People on the autistic spectrum (which may include many people who don’t know it) are like humanity’s ugly ducklings. They, or we, are society’s anomalies, identity-deprived organisms in a world where lack of a clearly-defined identity is tantamount to non-existence. As such, they may have little choice but to accept whatever social description they can find, and submit to some kind of categorization, just in order not to be marginalized out of existence. Where psychological, and sometimes physical, survival is at stake, no matter how unappealing the social glove being offered may be, or how uncomfortable a fit, there is a near-irresistible temptation to wear it.
Choosing the role of misfit at least allows for some kind of relationship to the group, even if only in opposition to it. There is a reason killers become celebrity figures, and even cult heroes (an element usually included in the Hollywood narrative too: in We Need to Talk About Kevin, Kevin gives a little speech about it). It has to do with how the alienated youth-turned-killer is unwittingly volunteering to be the sacrificial other, or scapegoat, thereby strengthening the solidarity of the group. Perhaps this is because they are acting out the deepest, most disowned (because unsafe) desires of the group, to reject the safety of belonging and forgo the need for group identity so as to individuate from it (if necessary by violence)? And perhaps this is why the heroic impulse towards autonomy is always “shadowed” by the psychopathic urge to destroy (and self-destruct).

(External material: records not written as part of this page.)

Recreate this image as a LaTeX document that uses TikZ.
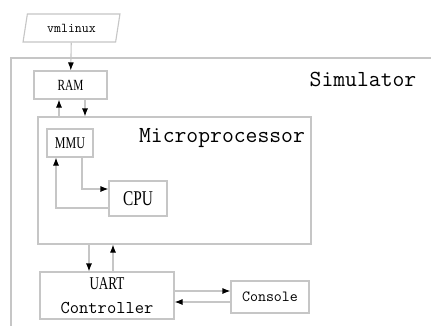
\documentclass[tikz,border=0pt]{standalone}
\usepackage{fontspec}
\usetikzlibrary{arrows.meta,shapes.geometric}
\newfontfamily\condserif[FakeStretch=0.73]{Liberation Serif}
\begin{document}
\begin{tikzpicture}[x=1pt,y=-1pt,
  line width=1.1pt,
  box/.style={draw=gray!45,line width=1.1pt,rectangle,inner sep=0pt},
  arr/.style={draw=gray!45,line width=1.1pt,-{Latex[length=8pt,width=6pt,color=black]}},
  bigmono/.style={font=\ttfamily\fontsize{23}{23}\selectfont},
]
\useasboundingbox (0,0) rectangle (431,325);
\fill[white] (0,0) rectangle (431,325);
% Simulator frame (open to right and bottom)
\draw[gray!45] (431,58) -- (11,58) -- (11,326);
\node[bigmono] (simlab) at (363,79) {Simulator};
% vmlinux parallelogram
\node[trapezium,draw=gray!45,trapezium left angle=74,trapezium right angle=106,
      trapezium stretches=true,minimum width=97pt,minimum height=28pt,inner sep=0pt,
      font=\ttfamily\fontsize{13.5}{13.5}\selectfont] (vm) at (71.5,28) {vmlinux};
% RAM
\node[box,minimum width=73pt,minimum height=28pt,font=\condserif\fontsize{15.5}{15.5}\selectfont] (ram) at (70.5,85) {RAM};
% Microprocessor
\node[box,minimum width=273pt,minimum height=127pt] (mp) at (174.5,180.5) {};
\node[bigmono] (mplab) at (222,138) {Microprocessor};
% MMU and CPU
\node[box,minimum width=46pt,minimum height=28pt,font=\condserif\fontsize{16.5}{16.5}\selectfont] (mmu) at (70,143) {MMU};
\node[box,minimum width=58pt,minimum height=35pt,font=\condserif\fontsize{21}{21}\selectfont] (cpu) at (138,198.5) {CPU};
% UART and Console
\node[box,minimum width=134pt,minimum height=47pt,align=center,
      font=\fontsize{18}{24}\selectfont] (uart) at (107,295.5)
  {{\condserif UART}\\{\ttfamily Controller}};
\node[box,minimum width=78pt,minimum height=32pt,font=\ttfamily\fontsize{15.5}{15.5}\selectfont] (con) at (270,297) {Console};
% helper coordinates
\coordinate (xa) at (59,0);
\coordinate (xb) at (85,0);
\coordinate (xc) at (82,0);
\coordinate (xd) at (56,0);
\coordinate (xe) at (89,0);
\coordinate (xf) at (113,0);
\coordinate (ya) at (0,291);
\coordinate (yb) at (0,302);
% connectors
\draw[arr] (vm) -- (ram);
\draw[arr] (xa |- mp.north) -- (xa |- ram.south);
\draw[arr] (xb |- ram.south) -- (xb |- mp.north);
\draw[arr] (xc |- mmu.south) |- ([yshift=9.5pt]cpu.west);
\draw[arr] ([yshift=-9.5pt]cpu.west) -| (xd |- mmu.south);
\draw[arr] (xe |- mp.south) -- (xe |- uart.north);
\draw[arr] (xf |- uart.north) -- (xf |- mp.south);
\draw[arr] (uart.east |- ya) -- (con.west |- ya);
\draw[arr] (con.west |- yb) -- (uart.east |- yb);
\end{tikzpicture}
\end{document}
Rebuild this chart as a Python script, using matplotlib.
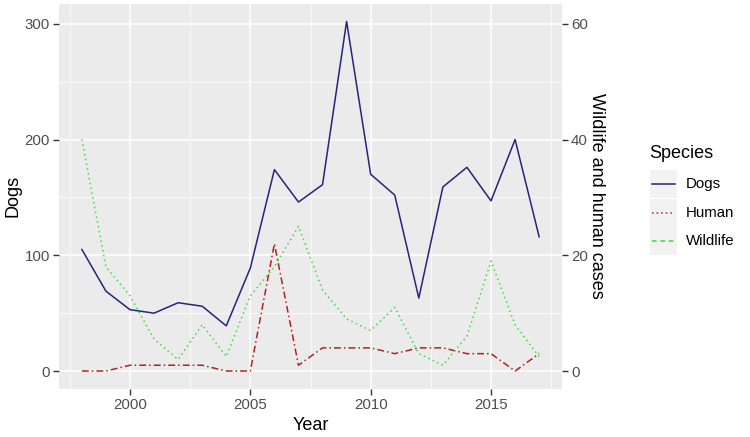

This, I think, is the underlying “message” of both real-world events (at Sandy Hook and elsewhere) and fictionalized ones like We Need to Talk About Kevin. Since no one is talking to the other (Kevin), since no one is even trying to learn its language, the other is going to talk to us. When the other adopts society’s language, like an autistic child trying vainly to imitate the strange neurotypical rituals it sees, the result is a monstrous howl of incomprehension that, at the very least, makes an impression. These individuals, real or fictional, don’t represent the autistic nature — on the contrary. But they may just represent the autistic experience.
If autists represent to neurotypical society the part it has disowned (the shadow), then the actual nature of autism is by definition unknowable to it, hence irrelevant. It is always going to be obscured by the dark “mirror image” that society projects onto it, the image of its own pathology. In Freudian analysis, this is known as “the return of the repressed,” and it’s the theme of all good horror movies. It’s there, I think, that the true overlap between autism and sociopathic behavior exists, neither in fact nor in fiction, but in the strange twilight zone between the two. I am not suggesting that Adam Lanza or the other alleged shooters were autistic. I am not even affirming that they are the actual culprits; these remain unknowns. What I am suggesting is that the systematic scapegoating of autists may well be experienced by autists in a similar way to how society views Adam Lanza and other alleged shooters: as an unprovoked siege on their worlds.